Texto escrito por Igor Bacelar










2 comentários:

Reuel Astronauta disse...

A varias questões interessantes ai: Imaginario social e consumo, o que seria uma busca por outras questões atreladas: Imperialismo e Imaginario Socia. Outro a mídia é contrada pela empatia do público ou seria uma questão de massificaçao?Entre outras questõe... Acho que tudo está ligado aí, agora não podemos negar que no nosso país o povo poderia ter a capacidade de fazer uma leitura crítica daquilo que ler, isso só a escola e a familia nos trás. Muito boom

ra.quel passos disse...

Isso me lembrou o artigo que fiz no início do curso, analisando o caderno de Cultura (que é "Cultura & Variedades) do Jornal Cinform mesmo.
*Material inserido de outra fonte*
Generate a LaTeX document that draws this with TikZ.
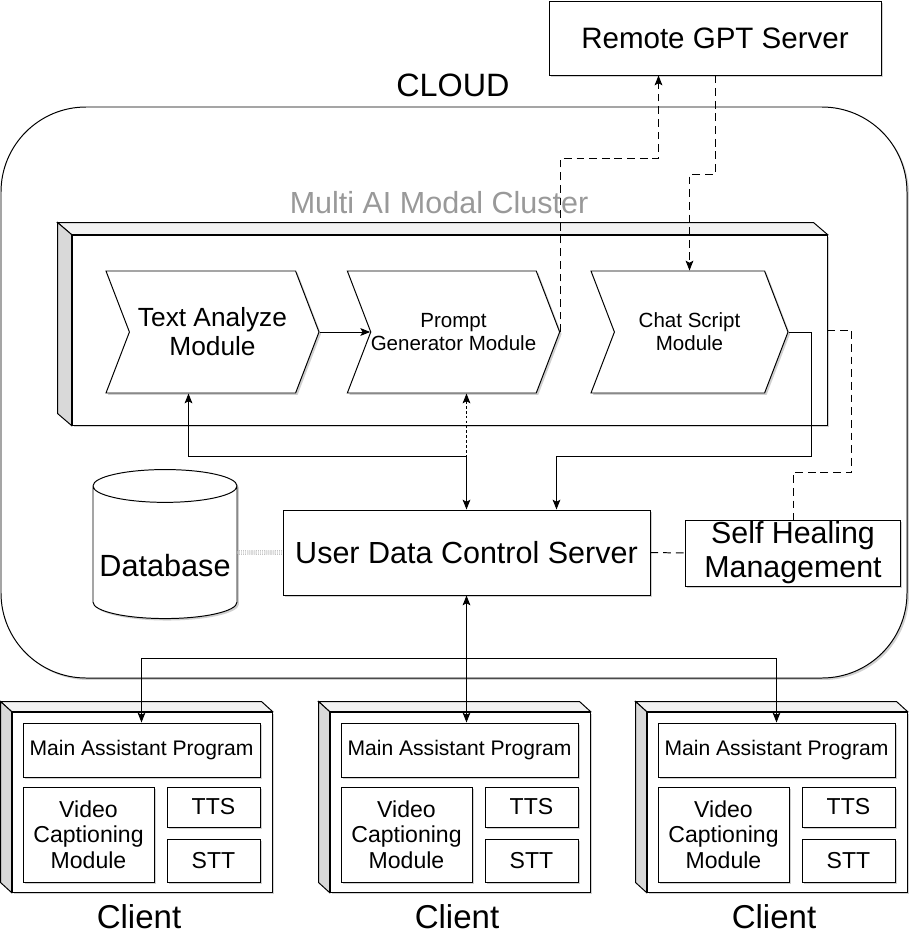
\documentclass[tikz,border=0pt]{standalone}
\usepackage{fontspec}
\setmainfont{Liberation Sans}
\usetikzlibrary{shapes.geometric,shapes.symbols,arrows.meta,positioning,calc,shadows}
\newcommand{\pxu}{0.025cm}

\tikzset{
  shd/.style={drop shadow={shadow xshift=1.4pt,shadow yshift=-1.4pt,opacity=.3,fill=black!60}},
  box/.style={draw, fill=white, line width=0.7pt, inner sep=0pt, shd},
  chev/.style={box, signal, signal from=west, signal to=east, signal pointer angle=138, minimum height=122*\pxu, align=center},
  topface/.style={draw, fill=black!5, line width=0.7pt},
  sideface/.style={draw, fill=black!15, line width=0.7pt},
  conn/.style={line width=0.7pt},
  tip/.tip={Stealth[length=7pt,width=5.5pt,inset=1.5pt]},
  arr/.style={conn, -tip},
  biarr/.style={conn, tip-tip},
  dashln/.style={conn, dash pattern=on 5.5pt off 3.5pt},
  dasharr/.style={dashln, -tip},
  dotarr/.style={conn, dash pattern=on 2pt off 1.5pt, tip-},
  dbln/.style={draw=black!60, line width=0.35pt, densely dotted, double, double distance=2.2pt}
}

\begin{document}
\begin{tikzpicture}[x=\pxu, y=-\pxu]
    \useasboundingbox (0,0) rectangle (924,948);
    % cloud area
    \node[box, rounded corners=2.125cm, minimum width=906*\pxu, minimum height=571*\pxu] (cloud) at (454,392.5) {};
    \node[font=\fontsize{23}{26}\selectfont] (cloudlbl) at (453,85) {CLOUD};
    \node[box, minimum width=332*\pxu, minimum height=74*\pxu, font=\fontsize{21}{25}\selectfont] (gpt) at (715,38) {Remote GPT Server};
    \node[font=\fontsize{21.7}{24}\selectfont, text=black!40] (clusterlbl) at (439,203) {Multi AI Modal Cluster};

    % cluster cube
    \node[box, minimum width=755*\pxu, minimum height=190*\pxu] (clf) at (449.5,330) {};
    \draw[topface] (clf.north west) -- ++(-14,-12) -- ($(clf.north east)+(-14,-12)$) -- (clf.north east) -- cycle;
    \draw[sideface] (clf.north west) -- ++(-14,-12) -- ($(clf.south west)+(-14,-12)$) -- (clf.south west) -- cycle;

    \node[chev, minimum width=213*\pxu, font=\fontsize{18.7}{20.6}\selectfont] (ta) at (212.5,332) {Text Analyze\\Module};
    \node[chev, minimum width=205*\pxu, font=\fontsize{14.6}{16.4}\selectfont] (pg) at (453.5,332) {Prompt\\Generator Module};
    \node[chev, minimum width=197*\pxu, font=\fontsize{14.6}{16.4}\selectfont] (cs) at (689.5,332) {Chat Script\\Module};

    % servers
    \node[box, cylinder, shape border rotate=90, aspect=0.25, minimum width=144*\pxu, minimum height=149*\pxu, font=\fontsize{21.8}{24}\selectfont] (db) at (165,552.5) {\raisebox{-9pt}[\height][\depth]{Database}};
    \node[box, minimum width=367*\pxu, minimum height=85*\pxu, font=\fontsize{21.7}{24}\selectfont] (udcs) at (466.5,552.5) {User Data Control Server};
    \node[box, minimum width=215*\pxu, minimum height=66*\pxu, align=center, font=\fontsize{21.6}{24}\selectfont] (sh) at (793,553) {Self Healing\\Management};

    % clients
    \foreach \i/\xl in {1/12,2/330,3/647} {
        \node[box, minimum width=260*\pxu, minimum height=180*\pxu] (c\i) at ({\xl+130},802) {};
        \draw[topface] (c\i.north west) -- ++(-11,-10) -- ($(c\i.north east)+(-11,-10)$) -- (c\i.north east) -- cycle;
        \draw[sideface] (c\i.north west) -- ++(-11,-10) -- ($(c\i.south west)+(-11,-10)$) -- (c\i.south west) -- cycle;
        \node[box, minimum width=237*\pxu, minimum height=54*\pxu, font=\fontsize{15}{18}\selectfont] (m\i) at ({\xl+129.5},750) {Main Assistant Program};
        \node[box, minimum width=131*\pxu, minimum height=95*\pxu, align=center, font=\fontsize{16.4}{18}\selectfont] (v\i) at ({\xl+76.5},834.5) {Video\\Captioning\\Module};
        \node[box, minimum width=93*\pxu, minimum height=40*\pxu, font=\fontsize{16.4}{18}\selectfont] (t\i) at ({\xl+201.5},807) {TTS};
        \node[box, minimum width=93*\pxu, minimum height=43*\pxu, font=\fontsize{16.4}{18}\selectfont] (s\i) at ({\xl+201.5},860.5) {STT};
        \node[font=\fontsize{23.5}{26}\selectfont] (cl\i) at ({\xl+127},917) {Client};
    }

    % connectors
    \coordinate (jn) at ($(udcs.north)+(0,-53)$);
    \draw[arr] (ta.east) -- (pg.west);
    \draw[biarr] ($(ta.south)+(-24,0)$) |- (jn) -- (udcs.north);
    \draw[dotarr] ($(pg.south)+(13,0)$) -- (jn);
    \draw[arr] (cs.east) -- ++(23,0) |- ($(udcs.north)+(90,-53)$) -- ($(udcs.north)+(90,0)$);
    \draw[dasharr] (pg.east) |- ($(gpt.south west)+(110,83)$) -- ($(gpt.south west)+(110,0)$);
    \draw[dasharr] (gpt.south) -- ++(0,99) -| (cs.north);
    \draw[dashln] (clf.east) -- ++(24,0) |- ($(sh.north)+(0,-47)$) -- (sh.north);
    \draw[dashln] (udcs.east) -- (sh.west);
    \draw[dbln] (db.east) -- (udcs.west);
    \coordinate (hub) at ($(udcs.south)+(0,63)$);
    \draw[biarr] (udcs.south) -- (udcs.south |- m2.north);
    \draw[arr] (hub) -| (m1.north);
    \draw[arr] (hub) -| (m3.north);
\end{tikzpicture}
\end{document}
Os veículos, hoje em dia, se adequam ao perfil do leitor, que por ora, certa vez deve ter precisado se adaptar ao nível de abordagem tratada pelo jornal. Até porque se o consumidor de informação começa a não se sentir prestigiado, ele cansa, deixa de ser público, vira massa e começa a fazer parte da multidão. ... Mas, é isso: será que o cara pertencente à massa que compra jornal (e quando compra!!) quer mesmo consumir cultura ou ele prefere saber do resumo da novela, da sinopse dos filmes mainstorms, acompanhar o cenário musical que é vomitado diariamente, ver fotos de "baladas" e ainda achar que o suficiente para sua leitura ser completa é acompanhar o ciclo das fotolegendas?
Raro é o leitor que se sente disposto a quebrar os paradigmas e correr atrás do que a mídia popular deixa de fazer.
A antropologia também explica isso.
Foi nesse sentido, na época em que eu produzia esse artigo científico, que me deparei com essa citação:
“Qualquer que seja a forma pela qual um grupo de pessoas tenha chegado a seus hábitos de massa [...], esses hábitos uma vez estabeleidos, tendem a projetar-se no comportamento futuro. A forma habitual estabelece os padrões para a ação futura.”
(desculpe, mas eu era tão verde que não anotava as fontes de pesquisa; hehehe)

Mas é por aí.
O importante é que o cenário atual do jornalismo cultural nos incomode mesmo. É para nos deixar aflitos.. só dessa forma que poderemos buscar o diagnóstico para ao menos tentar reverter essa situação. Mesmo em passos de formiguinha (como tive a oportunidade de fazer), mas que seja feito!

*Ah sim! Esse arigo, publiquei no Intercom de 2008. Se quiser, dê uma procurada por lá. Tem material relacionado a essa vertente e seus subtemas, como o caso da antropologia e a psciologia também, como vc aborda no seu texto.

*Vina ia se amarrar em discutir esse assunto, heim?

*Conhece Daniel Piza? Ele foi um dos raros referenciais teóricos que encontrei abordando essa temática com ênfase... até material bibliográfico é difícil de encontrar para sustentar uma tese simples... imagine o quanto e como precisamos agir nesse sentido!!?